-- BEGIN --

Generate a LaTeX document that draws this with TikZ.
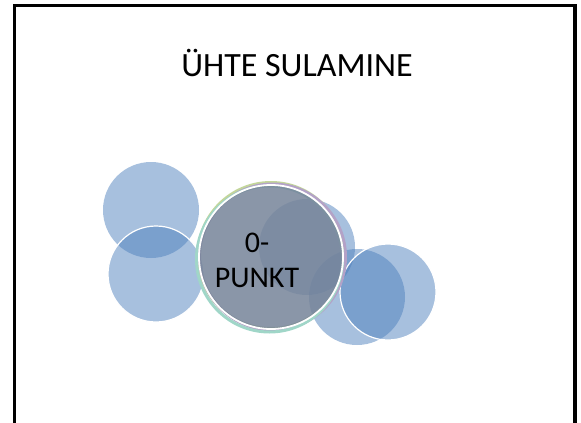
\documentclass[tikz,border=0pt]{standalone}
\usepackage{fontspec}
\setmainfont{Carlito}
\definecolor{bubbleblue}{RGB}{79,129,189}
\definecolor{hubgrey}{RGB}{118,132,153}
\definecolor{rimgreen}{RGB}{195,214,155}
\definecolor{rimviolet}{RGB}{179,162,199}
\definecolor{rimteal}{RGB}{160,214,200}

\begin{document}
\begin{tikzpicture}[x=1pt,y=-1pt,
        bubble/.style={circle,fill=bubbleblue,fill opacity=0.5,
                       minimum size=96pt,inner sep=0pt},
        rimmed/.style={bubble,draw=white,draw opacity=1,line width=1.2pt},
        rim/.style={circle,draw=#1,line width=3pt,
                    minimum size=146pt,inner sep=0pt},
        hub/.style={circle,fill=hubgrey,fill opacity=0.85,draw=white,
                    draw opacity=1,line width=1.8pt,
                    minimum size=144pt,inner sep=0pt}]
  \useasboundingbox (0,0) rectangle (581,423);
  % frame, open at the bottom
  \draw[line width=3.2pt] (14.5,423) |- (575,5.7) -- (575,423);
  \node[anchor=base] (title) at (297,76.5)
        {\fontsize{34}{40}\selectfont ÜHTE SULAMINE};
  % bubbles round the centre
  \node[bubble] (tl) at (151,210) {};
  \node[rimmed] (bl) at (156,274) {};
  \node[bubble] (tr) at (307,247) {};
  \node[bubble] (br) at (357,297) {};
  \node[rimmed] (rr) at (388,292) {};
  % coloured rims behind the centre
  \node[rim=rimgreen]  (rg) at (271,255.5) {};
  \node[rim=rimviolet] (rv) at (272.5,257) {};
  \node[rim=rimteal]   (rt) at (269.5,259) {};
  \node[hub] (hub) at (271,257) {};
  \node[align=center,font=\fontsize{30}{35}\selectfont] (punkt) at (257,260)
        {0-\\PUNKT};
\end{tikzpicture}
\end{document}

-- END --

Given problem: Reproduce every line above as written, skipping pictures.

Full response:
Generate a LaTeX document that draws this with TikZ.
\documentclass[tikz,border=0pt]{standalone}
\usepackage{fontspec}
\setmainfont{Carlito}
\definecolor{bubbleblue}{RGB}{79,129,189}
\definecolor{hubgrey}{RGB}{118,132,153}
\definecolor{rimgreen}{RGB}{195,214,155}
\definecolor{rimviolet}{RGB}{179,162,199}
\definecolor{rimteal}{RGB}{160,214,200}

\begin{document}
\begin{tikzpicture}[x=1pt,y=-1pt,
        bubble/.style={circle,fill=bubbleblue,fill opacity=0.5,
                       minimum size=96pt,inner sep=0pt},
        rimmed/.style={bubble,draw=white,draw opacity=1,line width=1.2pt},
        rim/.style={circle,draw=#1,line width=3pt,
                    minimum size=146pt,inner sep=0pt},
        hub/.style={circle,fill=hubgrey,fill opacity=0.85,draw=white,
                    draw opacity=1,line width=1.8pt,
                    minimum size=144pt,inner sep=0pt}]
  \useasboundingbox (0,0) rectangle (581,423);
  % frame, open at the bottom
  \draw[line width=3.2pt] (14.5,423) |- (575,5.7) -- (575,423);
  \node[anchor=base] (title) at (297,76.5)
        {\fontsize{34}{40}\selectfont ÜHTE SULAMINE};
  % bubbles round the centre
  \node[bubble] (tl) at (151,210) {};
  \node[rimmed] (bl) at (156,274) {};
  \node[bubble] (tr) at (307,247) {};
  \node[bubble] (br) at (357,297) {};
  \node[rimmed] (rr) at (388,292) {};
  % coloured rims behind the centre
  \node[rim=rimgreen]  (rg) at (271,255.5) {};
  \node[rim=rimviolet] (rv) at (272.5,257) {};
  \node[rim=rimteal]   (rt) at (269.5,259) {};
  \node[hub] (hub) at (271,257) {};
  \node[align=center,font=\fontsize{30}{35}\selectfont] (punkt) at (257,260)
        {0-\\PUNKT};
\end{tikzpicture}
\end{document}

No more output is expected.